:: CHALLENGE ::
Please set down all the lines beneath this one exactly, without the pictures.
━━ DATASET SECTION ━━
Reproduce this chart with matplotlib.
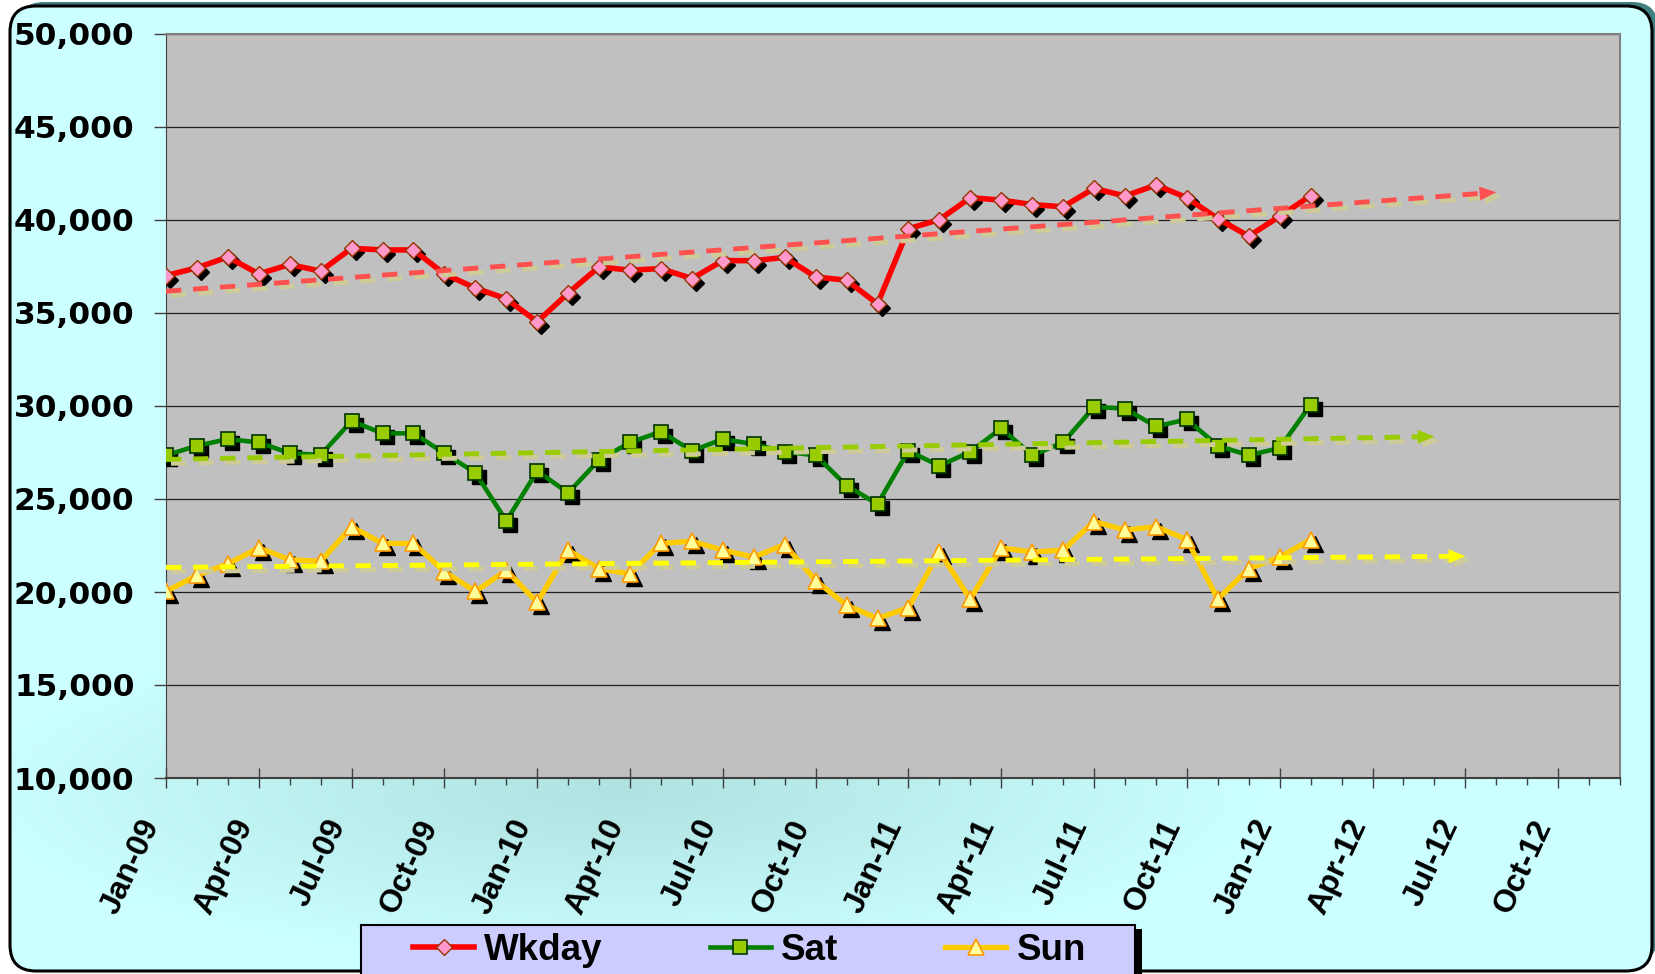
import numpy as np
import matplotlib
matplotlib.use("Agg")
import matplotlib.pyplot as plt
from matplotlib.patches import FancyBboxPatch, Rectangle
from matplotlib.transforms import offset_copy
from matplotlib.ticker import FixedLocator, MultipleLocator, FuncFormatter

W, H = 1655, 974

# monthly values, Jan-09 .. Feb-12 (x = month index from Jan-09)
months = np.arange(38)
wkday = [37010, 37430, 38010, 37100, 37610, 37250, 38480, 38390, 38390, 37100, 36340, 35760,
         34530, 36070, 37480, 37300, 37390, 36850, 37820, 37810, 37990, 36940, 36760, 35490,
         39530, 40020, 41200, 41070, 40830, 40710, 41700, 41290, 41880, 41200, 40070, 39130,
         40200, 41310]
sat = [27350, 27860, 28220, 28040, 27460, 27370, 29190, 28530, 28530, 27460, 26410, 23820,
       26500, 25330, 27100, 28040, 28620, 27590, 28220, 27950, 27540, 27350, 25720, 24730,
       27590, 26780, 27540, 28800, 27350, 28040, 29950, 29860, 28900, 29280, 27860, 27350,
       27740, 30070]
sun = [20030, 20890, 21520, 22370, 21740, 21650, 23510, 22610, 22610, 21100, 20030, 21160,
       19440, 22250, 21250, 20980, 22610, 22730, 22250, 21880, 22550, 20610, 19290, 18580,
       19160, 22150, 19620, 22370, 22150, 22250, 23790, 23330, 23510, 22820, 19620, 21250,
       21880, 22820]
series_names = ["Wkday", "Sat", "Sun"]
tick_pos = list(range(0, 46, 3))
tick_labels = ["Jan-09", "Apr-09", "Jul-09", "Oct-09", "Jan-10", "Apr-10", "Jul-10", "Oct-10",
               "Jan-11", "Apr-11", "Jul-11", "Oct-11", "Jan-12", "Apr-12", "Jul-12", "Oct-12"]
y_ticks = list(range(10000, 50001, 5000))
trend_end = [43, 41, 42]  # how far each trendline is projected forward

plt.rcParams["lines.scale_dashes"] = False

fig = plt.figure(figsize=(W / 100, H / 100), dpi=100)
fig.patch.set_facecolor("white")

# rounded cyan panel with a soft darker patch along the x axis
bg = fig.add_axes([0, 0, 1, 1], zorder=-10)
bg.set_xlim(0, W)
bg.set_ylim(H, 0)
bg.axis("off")
bg.add_patch(FancyBboxPatch((18, 2), 1640, 960, boxstyle="round,pad=0,rounding_size=26",
                            fc="#3F7F7F", ec="none", zorder=0))
panel = FancyBboxPatch((10, 6), 1642, 965, boxstyle="round,pad=0,rounding_size=26",
                       fc="#CCFFFF", ec="none", zorder=1)
bg.add_patch(panel)
yy, xx = np.mgrid[0:H, 0:W]
d = np.sqrt(((xx - 620) / 640.0) ** 2 + ((yy - 790) / 170.0) ** 2)
t = np.clip(1 - d, 0, 1) ** 0.9
c0 = np.array([204, 255, 255]) / 255
c1 = np.array([176, 226, 226]) / 255
img = c0 * (1 - t[..., None]) + c1 * t[..., None]
im = bg.imshow(img, extent=(0, W, H, 0), aspect="auto", zorder=2)
im.set_clip_path(panel)
bg.add_patch(FancyBboxPatch((10, 6), 1642, 965, boxstyle="round,pad=0,rounding_size=26",
                            fc="none", ec="black", lw=2.2, zorder=3))

# legend box + shadow
bg.add_patch(Rectangle((1135, 929), 7, 60, fc="black", ec="none", zorder=5))
bg.add_patch(Rectangle((361, 925), 774, 60, fc="#CCCCFF", ec="black", lw=1.5, zorder=6))

ax = fig.add_axes([166 / W, 1 - 778 / H, (1620 - 166) / W, (778 - 34) / H])
ax.set_facecolor("#C0C0C0")
ax.set_xlim(0, 47)
ax.set_ylim(10000, 50000)

styles = [
    dict(color="#FF0000", lw=4, marker="D", ms=8.5, mfc="#FF99CC", mec="#993300", mew=1),
    dict(color="#008000", lw=3.3, marker="s", ms=10, mfc="#99CC00", mec="#003300", mew=1.2),
    dict(color="#FFCC00", lw=3.8, marker="^", ms=12, mfc="#FFFF99", mec="#FF9900", mew=1.2),
]
trend_colors = ["#FF5050", "#99CC00", "#FFFF00"]

mk_shadow = offset_copy(ax.transData, fig=fig, x=4, y=-4, units="dots")
tr_shadow = offset_copy(ax.transData, fig=fig, x=5, y=-4, units="dots")

handles = []
for vals, name, st, tc, xe in zip([wkday, sat, sun], series_names, styles, trend_colors, trend_end):
    ax.plot(months, vals, ls="none", marker=st["marker"], ms=st["ms"], color="black",
            mec="black", transform=mk_shadow, zorder=3)
    h, = ax.plot(months, vals, zorder=4, label=name, **st)
    handles.append(h)

    # linear trendline, projected forward with an arrow head
    k, b = np.polyfit(months, vals, 1)
    xs = np.array([0, xe - 0.45])
    for tr, col, z in [(tr_shadow, "#CFCB98", 5), (ax.transData, tc, 6)]:
        ax.plot(xs, k * xs + b, color=col, lw=3.5, dashes=(11, 8.5), transform=tr, zorder=z)
        ax.annotate("", xy=(xe, k * xe + b), xytext=(xe - 1, k * (xe - 1) + b),
                    xycoords=tr, textcoords=tr, zorder=z,
                    arrowprops=dict(arrowstyle="-|>,head_length=12,head_width=5",
                                    mutation_scale=1, color=col, lw=0,
                                    shrinkA=0, shrinkB=0))

# axes styling
ax.yaxis.set_major_locator(FixedLocator(y_ticks))
ax.yaxis.set_major_formatter(FuncFormatter(lambda v, p: f"{v:,.0f}"))
ax.set_xticks(tick_pos, tick_labels)
ax.xaxis.set_minor_locator(MultipleLocator(1))
ax.tick_params(axis="y", direction="out", length=8.6, width=1, color="#404040", pad=14)
ax.tick_params(axis="x", which="major", direction="inout", length=15, width=1,
               color="#404040", pad=19)
ax.tick_params(axis="x", which="minor", direction="out", length=5, width=1, color="#404040")
for lab in ax.get_yticklabels():
    lab.set(family="DejaVu Sans", weight="bold", size=22.5)
for lab in ax.get_xticklabels():
    lab.set(family="Liberation Sans", weight="bold", size=23, rotation=65, ha="right", va="top")

ax.grid(axis="y", color="#202020", lw=0.9)
ax.set_axisbelow(True)
for side in ["top", "right"]:
    ax.spines[side].set_color("#808080")
    ax.spines[side].set_linewidth(1.5)
ax.spines["left"].set_color("#404040")
ax.spines["bottom"].set_color("#404040")
ax.spines["bottom"].set_linewidth(1.5)

fig.legend(handles, series_names, loc="center left", bbox_to_anchor=(413 / W, 1 - 950 / H),
           ncol=3, frameon=False, prop=dict(family="Liberation Sans", weight="bold", size=26.5),
           handlelength=1.66, handletextpad=0.28, columnspacing=2.9, borderpad=0, borderaxespad=0)

fig.savefig("out.png", dpi=100)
━━━
:: EXPECTED ANSWER ::
Reproduce this chart with matplotlib.
import numpy as np
import matplotlib
matplotlib.use("Agg")
import matplotlib.pyplot as plt
from matplotlib.patches import FancyBboxPatch, Rectangle
from matplotlib.transforms import offset_copy
from matplotlib.ticker import FixedLocator, MultipleLocator, FuncFormatter

W, H = 1655, 974

# monthly values, Jan-09 .. Feb-12 (x = month index from Jan-09)
months = np.arange(38)
wkday = [37010, 37430, 38010, 37100, 37610, 37250, 38480, 38390, 38390, 37100, 36340, 35760,
         34530, 36070, 37480, 37300, 37390, 36850, 37820, 37810, 37990, 36940, 36760, 35490,
         39530, 40020, 41200, 41070, 40830, 40710, 41700, 41290, 41880, 41200, 40070, 39130,
         40200, 41310]
sat = [27350, 27860, 28220, 28040, 27460, 27370, 29190, 28530, 28530, 27460, 26410, 23820,
       26500, 25330, 27100, 28040, 28620, 27590, 28220, 27950, 27540, 27350, 25720, 24730,
       27590, 26780, 27540, 28800, 27350, 28040, 29950, 29860, 28900, 29280, 27860, 27350,
       27740, 30070]
sun = [20030, 20890, 21520, 22370, 21740, 21650, 23510, 22610, 22610, 21100, 20030, 21160,
       19440, 22250, 21250, 20980, 22610, 22730, 22250, 21880, 22550, 20610, 19290, 18580,
       19160, 22150, 19620, 22370, 22150, 22250, 23790, 23330, 23510, 22820, 19620, 21250,
       21880, 22820]
series_names = ["Wkday", "Sat", "Sun"]
tick_pos = list(range(0, 46, 3))
tick_labels = ["Jan-09", "Apr-09", "Jul-09", "Oct-09", "Jan-10", "Apr-10", "Jul-10", "Oct-10",
               "Jan-11", "Apr-11", "Jul-11", "Oct-11", "Jan-12", "Apr-12", "Jul-12", "Oct-12"]
y_ticks = list(range(10000, 50001, 5000))
trend_end = [43, 41, 42]  # how far each trendline is projected forward

plt.rcParams["lines.scale_dashes"] = False

fig = plt.figure(figsize=(W / 100, H / 100), dpi=100)
fig.patch.set_facecolor("white")

# rounded cyan panel with a soft darker patch along the x axis
bg = fig.add_axes([0, 0, 1, 1], zorder=-10)
bg.set_xlim(0, W)
bg.set_ylim(H, 0)
bg.axis("off")
bg.add_patch(FancyBboxPatch((18, 2), 1640, 960, boxstyle="round,pad=0,rounding_size=26",
                            fc="#3F7F7F", ec="none", zorder=0))
panel = FancyBboxPatch((10, 6), 1642, 965, boxstyle="round,pad=0,rounding_size=26",
                       fc="#CCFFFF", ec="none", zorder=1)
bg.add_patch(panel)
yy, xx = np.mgrid[0:H, 0:W]
d = np.sqrt(((xx - 620) / 640.0) ** 2 + ((yy - 790) / 170.0) ** 2)
t = np.clip(1 - d, 0, 1) ** 0.9
c0 = np.array([204, 255, 255]) / 255
c1 = np.array([176, 226, 226]) / 255
img = c0 * (1 - t[..., None]) + c1 * t[..., None]
im = bg.imshow(img, extent=(0, W, H, 0), aspect="auto", zorder=2)
im.set_clip_path(panel)
bg.add_patch(FancyBboxPatch((10, 6), 1642, 965, boxstyle="round,pad=0,rounding_size=26",
                            fc="none", ec="black", lw=2.2, zorder=3))

# legend box + shadow
bg.add_patch(Rectangle((1135, 929), 7, 60, fc="black", ec="none", zorder=5))
bg.add_patch(Rectangle((361, 925), 774, 60, fc="#CCCCFF", ec="black", lw=1.5, zorder=6))

ax = fig.add_axes([166 / W, 1 - 778 / H, (1620 - 166) / W, (778 - 34) / H])
ax.set_facecolor("#C0C0C0")
ax.set_xlim(0, 47)
ax.set_ylim(10000, 50000)

styles = [
    dict(color="#FF0000", lw=4, marker="D", ms=8.5, mfc="#FF99CC", mec="#993300", mew=1),
    dict(color="#008000", lw=3.3, marker="s", ms=10, mfc="#99CC00", mec="#003300", mew=1.2),
    dict(color="#FFCC00", lw=3.8, marker="^", ms=12, mfc="#FFFF99", mec="#FF9900", mew=1.2),
]
trend_colors = ["#FF5050", "#99CC00", "#FFFF00"]

mk_shadow = offset_copy(ax.transData, fig=fig, x=4, y=-4, units="dots")
tr_shadow = offset_copy(ax.transData, fig=fig, x=5, y=-4, units="dots")

handles = []
for vals, name, st, tc, xe in zip([wkday, sat, sun], series_names, styles, trend_colors, trend_end):
    ax.plot(months, vals, ls="none", marker=st["marker"], ms=st["ms"], color="black",
            mec="black", transform=mk_shadow, zorder=3)
    h, = ax.plot(months, vals, zorder=4, label=name, **st)
    handles.append(h)

    # linear trendline, projected forward with an arrow head
    k, b = np.polyfit(months, vals, 1)
    xs = np.array([0, xe - 0.45])
    for tr, col, z in [(tr_shadow, "#CFCB98", 5), (ax.transData, tc, 6)]:
        ax.plot(xs, k * xs + b, color=col, lw=3.5, dashes=(11, 8.5), transform=tr, zorder=z)
        ax.annotate("", xy=(xe, k * xe + b), xytext=(xe - 1, k * (xe - 1) + b),
                    xycoords=tr, textcoords=tr, zorder=z,
                    arrowprops=dict(arrowstyle="-|>,head_length=12,head_width=5",
                                    mutation_scale=1, color=col, lw=0,
                                    shrinkA=0, shrinkB=0))

# axes styling
ax.yaxis.set_major_locator(FixedLocator(y_ticks))
ax.yaxis.set_major_formatter(FuncFormatter(lambda v, p: f"{v:,.0f}"))
ax.set_xticks(tick_pos, tick_labels)
ax.xaxis.set_minor_locator(MultipleLocator(1))
ax.tick_params(axis="y", direction="out", length=8.6, width=1, color="#404040", pad=14)
ax.tick_params(axis="x", which="major", direction="inout", length=15, width=1,
               color="#404040", pad=19)
ax.tick_params(axis="x", which="minor", direction="out", length=5, width=1, color="#404040")
for lab in ax.get_yticklabels():
    lab.set(family="DejaVu Sans", weight="bold", size=22.5)
for lab in ax.get_xticklabels():
    lab.set(family="Liberation Sans", weight="bold", size=23, rotation=65, ha="right", va="top")

ax.grid(axis="y", color="#202020", lw=0.9)
ax.set_axisbelow(True)
for side in ["top", "right"]:
    ax.spines[side].set_color("#808080")
    ax.spines[side].set_linewidth(1.5)
ax.spines["left"].set_color("#404040")
ax.spines["bottom"].set_color("#404040")
ax.spines["bottom"].set_linewidth(1.5)

fig.legend(handles, series_names, loc="center left", bbox_to_anchor=(413 / W, 1 - 950 / H),
           ncol=3, frameon=False, prop=dict(family="Liberation Sans", weight="bold", size=26.5),
           handlelength=1.66, handletextpad=0.28, columnspacing=2.9, borderpad=0, borderaxespad=0)

fig.savefig("out.png", dpi=100)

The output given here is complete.